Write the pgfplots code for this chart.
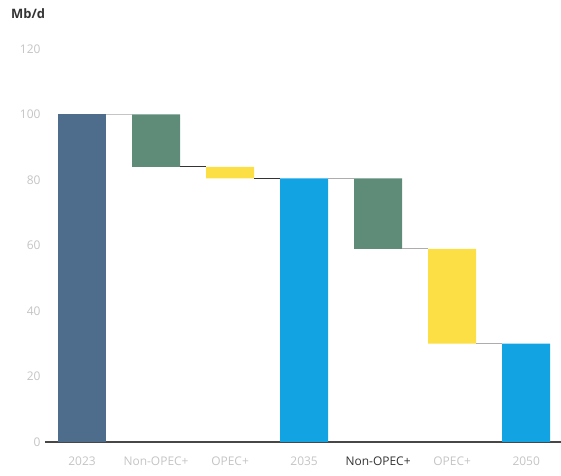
\documentclass[border=0pt]{standalone}
\usepackage{fontspec}
\setmainfont{Open Sans}
\usepackage{pgfplots}
\pgfplotsset{compat=1.18}
\definecolor{c23}{HTML}{4E6D8D}
\definecolor{cgreen}{HTML}{5E8C78}
\definecolor{cyellow}{HTML}{FBDF45}
\definecolor{cblue}{HTML}{12A3E3}
\definecolor{lg}{HTML}{C4C4C4}
\definecolor{dk}{HTML}{333333}
\definecolor{conn}{HTML}{8A8A8A}
\begin{document}
\begin{tikzpicture}
\path[use as bounding box] (-45bp,-34bp) rectangle (516bp,442bp);
\begin{axis}[at={(0,0)}, anchor=south west, scale only axis,
  width=516bp, height=393bp,
  xmin=-0.5, xmax=6.47, ymin=0, ymax=120,
  ybar stacked, bar width=48bp,
  axis x line*=bottom, axis y line*=left,
  x axis line style={draw=dk!90, line width=1.3bp},
  y axis line style={draw=none},
  major tick length=0pt,
  xtick={0,...,6},
  xticklabels={{\color{lg}2023},{\color{lg}Non-OPEC+},{\color{lg}OPEC+},{\color{lg}2035},{\color{dk}Non-OPEC+},{\color{lg}OPEC+},{\color{lg}2050}},
  ytick={0,20,...,120},
  /pgf/number format/assume math mode=true,
  yticklabel style={font=\fontsize{12}{14}\selectfont, text=lg, xshift=-1bp},
  xticklabel style={font=\fontsize{12}{14}\selectfont, yshift=-11bp},
  every axis plot/.append style={draw=none},
]
\addplot[fill=none, draw=none] coordinates {(0,0) (1,84) (2,80.5) (3,0) (4,59) (5,30) (6,0)};
\addplot[fill=c23] coordinates {(0,100) (1,0) (2,0) (3,0) (4,0) (5,0) (6,0)};
\addplot[fill=cgreen] coordinates {(0,0) (1,16) (2,0) (3,0) (4,21.5) (5,0) (6,0)};
\addplot[fill=cyellow] coordinates {(0,0) (1,0) (2,3.5) (3,0) (4,0) (5,29) (6,0)};
\addplot[fill=cblue] coordinates {(0,0) (1,0) (2,0) (3,80.5) (4,0) (5,0) (6,30)};
\end{axis}
\begin{axis}[at={(0,0)}, anchor=south west, scale only axis,
  width=516bp, height=393bp,
  xmin=-0.5, xmax=6.47, ymin=0, ymax=120, hide axis]
\addplot[conn!50, line width=0.8bp] coordinates {(0.324,100) (0.676,100)};
\addplot[dk, line width=0.8bp] coordinates {(1.324,84) (1.676,84)};
\addplot[dk, line width=0.8bp] coordinates {(2.324,80.5) (2.676,80.5)};
\addplot[conn!70, line width=0.8bp] coordinates {(3.324,80.5) (3.676,80.5)};
\addplot[conn!70, line width=0.8bp] coordinates {(4.324,59) (4.676,59)};
\addplot[conn!70, line width=0.8bp] coordinates {(5.324,30) (5.676,30)};
\end{axis}
\node[anchor=north west, inner sep=0pt, font=\bfseries\fontsize{13}{15}\selectfont, text=dk] at (-34bp,434bp) {Mb/d};
\end{tikzpicture}
\end{document}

**TO BE DONE:** Set down all the data again exactly as above, pictures excluded.

**ANSWER IN FULL:**
Write the pgfplots code for this chart.
\documentclass[border=0pt]{standalone}
\usepackage{fontspec}
\setmainfont{Open Sans}
\usepackage{pgfplots}
\pgfplotsset{compat=1.18}
\definecolor{c23}{HTML}{4E6D8D}
\definecolor{cgreen}{HTML}{5E8C78}
\definecolor{cyellow}{HTML}{FBDF45}
\definecolor{cblue}{HTML}{12A3E3}
\definecolor{lg}{HTML}{C4C4C4}
\definecolor{dk}{HTML}{333333}
\definecolor{conn}{HTML}{8A8A8A}
\begin{document}
\begin{tikzpicture}
\path[use as bounding box] (-45bp,-34bp) rectangle (516bp,442bp);
\begin{axis}[at={(0,0)}, anchor=south west, scale only axis,
  width=516bp, height=393bp,
  xmin=-0.5, xmax=6.47, ymin=0, ymax=120,
  ybar stacked, bar width=48bp,
  axis x line*=bottom, axis y line*=left,
  x axis line style={draw=dk!90, line width=1.3bp},
  y axis line style={draw=none},
  major tick length=0pt,
  xtick={0,...,6},
  xticklabels={{\color{lg}2023},{\color{lg}Non-OPEC+},{\color{lg}OPEC+},{\color{lg}2035},{\color{dk}Non-OPEC+},{\color{lg}OPEC+},{\color{lg}2050}},
  ytick={0,20,...,120},
  /pgf/number format/assume math mode=true,
  yticklabel style={font=\fontsize{12}{14}\selectfont, text=lg, xshift=-1bp},
  xticklabel style={font=\fontsize{12}{14}\selectfont, yshift=-11bp},
  every axis plot/.append style={draw=none},
]
\addplot[fill=none, draw=none] coordinates {(0,0) (1,84) (2,80.5) (3,0) (4,59) (5,30) (6,0)};
\addplot[fill=c23] coordinates {(0,100) (1,0) (2,0) (3,0) (4,0) (5,0) (6,0)};
\addplot[fill=cgreen] coordinates {(0,0) (1,16) (2,0) (3,0) (4,21.5) (5,0) (6,0)};
\addplot[fill=cyellow] coordinates {(0,0) (1,0) (2,3.5) (3,0) (4,0) (5,29) (6,0)};
\addplot[fill=cblue] coordinates {(0,0) (1,0) (2,0) (3,80.5) (4,0) (5,0) (6,30)};
\end{axis}
\begin{axis}[at={(0,0)}, anchor=south west, scale only axis,
  width=516bp, height=393bp,
  xmin=-0.5, xmax=6.47, ymin=0, ymax=120, hide axis]
\addplot[conn!50, line width=0.8bp] coordinates {(0.324,100) (0.676,100)};
\addplot[dk, line width=0.8bp] coordinates {(1.324,84) (1.676,84)};
\addplot[dk, line width=0.8bp] coordinates {(2.324,80.5) (2.676,80.5)};
\addplot[conn!70, line width=0.8bp] coordinates {(3.324,80.5) (3.676,80.5)};
\addplot[conn!70, line width=0.8bp] coordinates {(4.324,59) (4.676,59)};
\addplot[conn!70, line width=0.8bp] coordinates {(5.324,30) (5.676,30)};
\end{axis}
\node[anchor=north west, inner sep=0pt, font=\bfseries\fontsize{13}{15}\selectfont, text=dk] at (-34bp,434bp) {Mb/d};
\end{tikzpicture}
\end{document}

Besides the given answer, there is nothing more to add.